Ces documentaires de 1976 ne manquent pas de paradoxes : ils se gavent d’images animales et en même temps, ne voient pas encore d’animaux. Les critiques de l’époque, à l’unisson du commentaire en voix off chez Rossif, parlent d’absolu, de sacré, d’intouchable, d’éternel : ils sacralisent les bêtes et ce faisant, les désanimalisent. Le sacré est lié à l’inaccessible : à peine entr’aperçu, le prédateur sur sa proie devient métaphore des dieux, de l’Homme, de la société… « Certains grues étaient considérées triplement divines par les indigènes : pour leur aspect, pour leur chant et leur mouvement. » C’est exactement à cette vision divinisante de l’animal que s’abandonne La Fête Sauvage. Or en voyant des dieux dans les animaux, l’humain s’enferme surtout dans sa particularité, conforte sa place centrale – entre l’ange et la bête, en somme. La révolution copernicienne proposée par l’antispécisme est celle-là : en ôtant aux animaux leur caractère sacré, on les ramène sur Terre, à hauteur des humains. Dans le même monde, dans le même règne visible.

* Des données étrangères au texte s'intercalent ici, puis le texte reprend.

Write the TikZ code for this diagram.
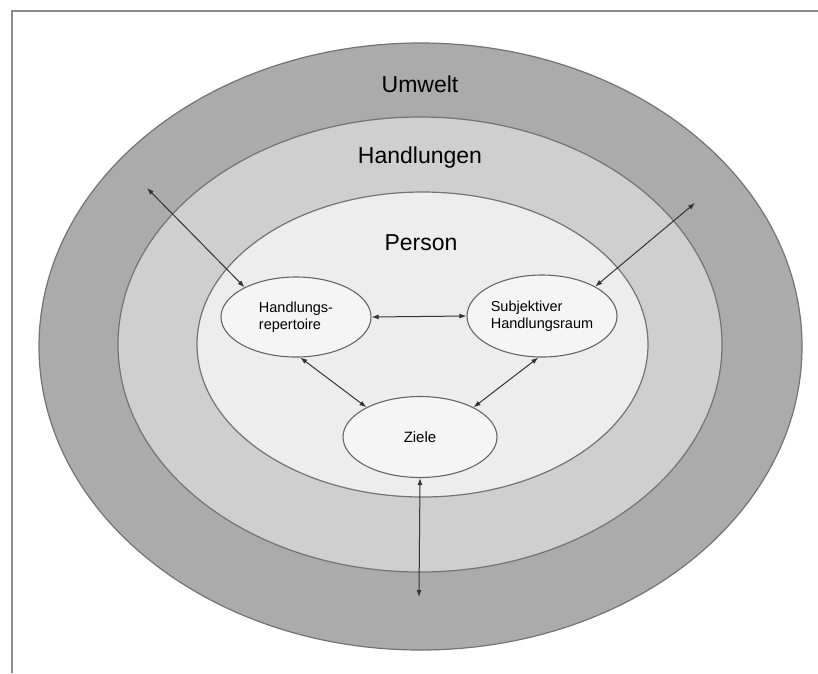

En 1976 demeure encore l’impression d’être parvenu, par les nouvelles technologies optiques, à pénétrer dans le saint des saints en filmant des animaux qui généralement se sauvent, des scènes qui généralement échappent au champ de vision habituel – toutes les scènes de nuit, par exemple. La HD déréalise peut-être le monde sauvage, car elle en révèle plus de détails que l’œil humain n’en saisira jamais. Mais elle a une qualité : elle profane. En l’embrassant du regard, elle libère le règne animal de sa gangue de sacré. Et permet de filmer les animaux pour ce qu’ils sont – les mêmes choses que des humains.

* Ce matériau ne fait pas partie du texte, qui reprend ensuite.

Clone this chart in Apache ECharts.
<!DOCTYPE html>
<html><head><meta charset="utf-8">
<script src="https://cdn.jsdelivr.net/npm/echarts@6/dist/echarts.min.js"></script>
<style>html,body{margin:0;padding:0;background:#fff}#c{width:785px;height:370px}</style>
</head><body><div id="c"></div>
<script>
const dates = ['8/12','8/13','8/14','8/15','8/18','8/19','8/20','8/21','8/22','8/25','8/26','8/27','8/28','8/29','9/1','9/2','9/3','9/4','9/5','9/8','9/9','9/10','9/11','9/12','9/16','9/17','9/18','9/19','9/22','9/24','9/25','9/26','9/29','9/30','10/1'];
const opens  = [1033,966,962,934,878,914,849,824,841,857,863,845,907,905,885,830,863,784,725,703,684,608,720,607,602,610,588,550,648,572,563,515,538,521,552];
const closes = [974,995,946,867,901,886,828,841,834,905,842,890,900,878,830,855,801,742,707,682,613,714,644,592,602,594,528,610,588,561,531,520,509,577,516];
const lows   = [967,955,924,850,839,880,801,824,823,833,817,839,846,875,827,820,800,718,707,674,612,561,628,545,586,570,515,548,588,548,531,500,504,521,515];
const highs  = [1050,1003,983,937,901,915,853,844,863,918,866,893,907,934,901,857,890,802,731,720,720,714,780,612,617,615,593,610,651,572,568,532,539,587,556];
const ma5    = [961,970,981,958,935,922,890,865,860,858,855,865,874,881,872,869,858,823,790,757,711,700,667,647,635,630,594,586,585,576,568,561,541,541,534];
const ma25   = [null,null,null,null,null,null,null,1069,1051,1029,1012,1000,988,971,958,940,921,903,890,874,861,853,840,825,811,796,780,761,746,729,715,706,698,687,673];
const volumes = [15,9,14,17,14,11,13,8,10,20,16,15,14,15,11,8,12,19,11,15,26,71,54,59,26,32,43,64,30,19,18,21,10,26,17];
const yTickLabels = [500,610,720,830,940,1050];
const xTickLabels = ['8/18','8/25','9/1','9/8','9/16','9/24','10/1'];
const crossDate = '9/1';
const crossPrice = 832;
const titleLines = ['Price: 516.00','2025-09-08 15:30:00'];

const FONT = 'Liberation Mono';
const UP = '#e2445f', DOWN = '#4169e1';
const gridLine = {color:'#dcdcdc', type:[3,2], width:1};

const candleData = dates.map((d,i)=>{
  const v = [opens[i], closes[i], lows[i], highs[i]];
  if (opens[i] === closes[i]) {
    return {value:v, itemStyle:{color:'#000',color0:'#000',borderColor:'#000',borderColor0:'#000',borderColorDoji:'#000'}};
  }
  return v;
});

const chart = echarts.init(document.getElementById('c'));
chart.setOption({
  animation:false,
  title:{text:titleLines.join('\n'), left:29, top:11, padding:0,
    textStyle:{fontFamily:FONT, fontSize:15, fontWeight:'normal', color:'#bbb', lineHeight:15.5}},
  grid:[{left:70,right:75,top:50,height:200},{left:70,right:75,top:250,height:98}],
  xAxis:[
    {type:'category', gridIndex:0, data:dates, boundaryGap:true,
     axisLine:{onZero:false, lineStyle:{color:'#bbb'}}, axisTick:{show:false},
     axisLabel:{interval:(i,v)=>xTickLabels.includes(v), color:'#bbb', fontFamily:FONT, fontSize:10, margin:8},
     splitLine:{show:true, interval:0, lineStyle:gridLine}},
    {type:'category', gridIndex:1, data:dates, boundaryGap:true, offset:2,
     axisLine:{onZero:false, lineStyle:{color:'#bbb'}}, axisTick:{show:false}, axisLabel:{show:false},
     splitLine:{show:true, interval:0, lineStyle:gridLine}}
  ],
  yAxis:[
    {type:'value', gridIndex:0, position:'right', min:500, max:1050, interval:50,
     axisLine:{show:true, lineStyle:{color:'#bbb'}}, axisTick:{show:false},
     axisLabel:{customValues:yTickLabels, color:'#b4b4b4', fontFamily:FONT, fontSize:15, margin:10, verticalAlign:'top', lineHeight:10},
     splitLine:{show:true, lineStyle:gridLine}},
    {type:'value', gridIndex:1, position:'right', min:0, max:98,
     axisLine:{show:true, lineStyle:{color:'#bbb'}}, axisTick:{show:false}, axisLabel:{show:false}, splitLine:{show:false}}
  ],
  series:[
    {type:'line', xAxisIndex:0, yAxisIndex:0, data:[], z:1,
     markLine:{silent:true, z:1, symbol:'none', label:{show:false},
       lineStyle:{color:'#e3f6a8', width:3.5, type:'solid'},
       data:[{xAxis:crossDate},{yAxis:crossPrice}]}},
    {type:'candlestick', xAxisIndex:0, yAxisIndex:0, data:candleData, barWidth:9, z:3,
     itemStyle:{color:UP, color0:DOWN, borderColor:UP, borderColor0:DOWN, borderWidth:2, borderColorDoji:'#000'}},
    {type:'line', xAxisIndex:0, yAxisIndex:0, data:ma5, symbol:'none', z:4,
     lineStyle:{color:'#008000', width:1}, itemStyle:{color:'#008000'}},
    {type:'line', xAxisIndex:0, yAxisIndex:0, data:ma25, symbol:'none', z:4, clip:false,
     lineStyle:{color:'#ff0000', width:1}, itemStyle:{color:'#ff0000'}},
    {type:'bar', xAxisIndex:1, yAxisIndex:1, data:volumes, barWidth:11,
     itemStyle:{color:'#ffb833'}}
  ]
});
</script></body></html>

Michel Fano, compositeur pour La Griffe et la Dent, l’explique le mieux, lorsqu’il dit avoir choisi les tambours du Rwanda pour accompagner les scènes de traque : « C’est ce son-là qui se passe chez le prédateur ». Oui : il n’y a rien d’exubérant à imaginer que le même rythme puisse traverser l’esprit d’un homo sapiens en chasse et celui d’un guépard. Les tambours rwandais se font alors traduction musicale de la pulsion sauvage, constituant le pont reliant l’humain à l’animal comme le langage des signes permettait de relier Koko le gorille à Penny Patterson. Anthropomorphisme ? Non : démystification. Tentons un néologisme un peu sauvage : ré-animalisation. 40 ans d’extinctions plus tard, l’idée est un peu la même, quoique teintée d’une urgence nouvelle. On peut parler de réanimation.